Jayne grabbed him by the arm, stopping him as much by her grip as by the fact that they never touched each other at all anymore. He stared down at her smooth hair and furrowed brow.

Her Chanel perfume wafted up again, another thing that hadn’t changed. He remembered the scent well after buying the requisite bottle every Valentine’s Day.

Her trembling, however, tugged at him far more than her scent.

Don gripped her shoulder. “Jayne?”

“It’s all over the news. I had to hear it on the
car radio
that someone tried to kill our daughter. And then when I spoke to her, she tells me this threat has been going on for days?
You
let her wander around without knowing what kind of danger she was in.”

And Jayne didn’t even realize the worst of it.

“She knows now.”

“When did you tell her?”

He forced himself not to look away like some disobedient toddler about to pitch the remote control in the commode.
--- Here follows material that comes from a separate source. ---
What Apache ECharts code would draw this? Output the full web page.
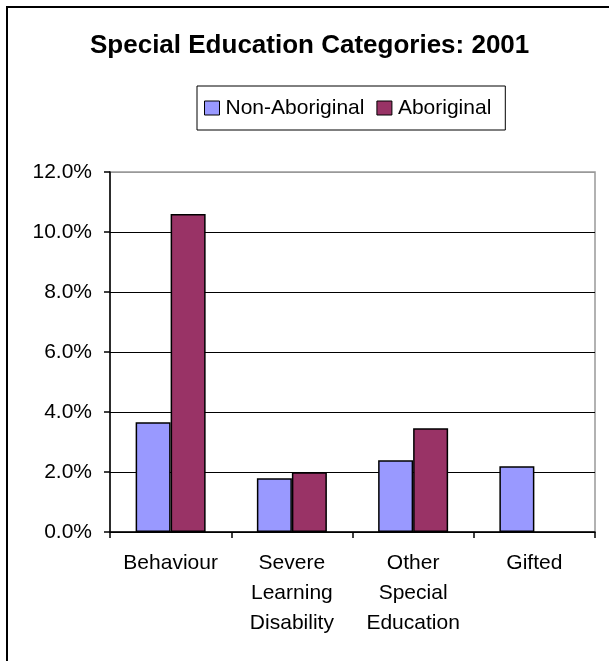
<!DOCTYPE html>
<html>
<head>
<meta charset="utf-8">
<script src="https://cdn.jsdelivr.net/npm/echarts@6/dist/echarts.min.js"></script>
<style>
html,body{margin:0;padding:0;background:#fff;}
#c{width:609px;height:661px;}
</style>
</head>
<body>
<div id="c"></div>
<script>
var categories = ['Behaviour', 'Severe\nLearning\nDisability', 'Other\nSpecial\nEducation', 'Gifted'];
var nonAboriginal = [3.66, 1.79, 2.39, 2.19];
var aboriginal = [10.6, 1.99, 3.46, null];
var seriesNames = ['Non-Aboriginal', 'Aboriginal'];
var titleText = 'Special Education Categories: 2001';

var FONT = '"Liberation Sans", Arial, sans-serif';
var chart = echarts.init(document.getElementById('c'), null, {renderer: 'canvas'});
chart.setOption({
  animation: false,
  backgroundColor: '#fff',
  textStyle: {fontFamily: FONT},
  graphic: [{
    type: 'rect',
    shape: {x: 7, y: 7, width: 640, height: 700},
    style: {fill: 'none', stroke: '#000', lineWidth: 2},
    silent: true,
    z: 100
  }],
  title: {
    text: titleText,
    left: 90,
    top: 33,
    padding: 0,
    textStyle: {fontFamily: FONT, fontSize: 26, fontWeight: 'bold', color: '#000'}
  },
  legend: {
    data: seriesNames,
    left: 197,
    top: 86,
    orient: 'horizontal',
    padding: [10, 14, 10, 7],
    itemGap: 12,
    itemWidth: 15,
    itemHeight: 14,
    icon: 'rect',
    borderColor: '#000',
    borderWidth: 1,
    itemStyle: {borderColor: '#000', borderWidth: 1},
    textStyle: {fontFamily: FONT, fontSize: 21, color: '#000', lineHeight: 24, padding: [0, 0, 0, 1]}
  },
  grid: {
    left: 110, right: 14, top: 172, bottom: 129,
    show: true, borderColor: '#999', borderWidth: 1.5, backgroundColor: '#fff',
    containLabel: false
  },
  xAxis: {
    type: 'category',
    data: categories,
    axisLine: {lineStyle: {color: '#000', width: 1.5}},
    axisTick: {show: true, length: 6, lineStyle: {color: '#000', width: 1.5}},
    axisLabel: {fontFamily: FONT, fontSize: 21, color: '#000', lineHeight: 30, margin: 16, interval: 0}
  },
  yAxis: {
    type: 'value',
    min: 0, max: 12, interval: 2,
    axisLine: {show: true, lineStyle: {color: '#000', width: 1.5}},
    axisTick: {show: true, length: 6, lineStyle: {color: '#000', width: 1.5}},
    axisLabel: {fontFamily: FONT, fontSize: 21, color: '#000', margin: 18,
      formatter: function (v) { return v.toFixed(1) + '%'; }},
    splitLine: {show: true, lineStyle: {color: ['#000', '#000', '#000', '#000', '#000', '#000', '#999'], width: 1}}
  },
  series: [{
    name: seriesNames[0],
    type: 'bar',
    data: nonAboriginal,
    barWidth: 35,
    barGap: '0%',
    itemStyle: {color: '#9999FF', borderColor: '#000', borderWidth: 1.5}
  }, {
    name: seriesNames[1],
    type: 'bar',
    data: aboriginal,
    barWidth: 35,
    barGap: '0%',
    itemStyle: {color: '#993366', borderColor: '#000', borderWidth: 1.5}
  }]
});
</script>
</body>
</html>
Lord, but Shay had been cute when she waterlogged their electronics. “We couldn’t risk her tipping anyone off.”

“We?
We?

“The FBI, the government.” He was skating on thin ice acknowledging that much. He couldn’t go so far as to out the air force or how he, a CIA agent, had tangled himself up in an operation on U.S. soil.

She shrugged free of his hand on her shoulder. “Damn you and damn governmental obligations. I put up with your BS when you
were
ignoring me. But when the job comes before your own flesh and blood, our children you are biologically obligated to protect . . .”

She shoved against his chest. Once. Twice. Hard.

He captured her wrists. “I’m doing what I think is best for her.”

“You’re doing what you always do.” Her fingers curled into fists against him, digging deep until her manicured nails disappeared altogether. “You view the world through analytical eyes, because it’s easier than actually feeling anything.”

“What the hell do you mean by that?”

She pulled her arms free slowly, eying him with incredulity. “Are you really so clueless that you don’t get it? Even your children know. I believe the air force suspected, too, but you were of better use to them numb.”

Numb? She thought he was some robot? Just having her here and talking about Shay in danger had him roaring inside with hellish memories of that night their daughter had tried to kill herself.

The doctors had all made it clear Shay hadn’t been “acting out.” She’d been serious. Days after that boy Tommy had died, she’d taken amphetamines bought off some street corner, filled the tub with icy water, and made a longitudinal cut along her wrist to sever more arteries and veins.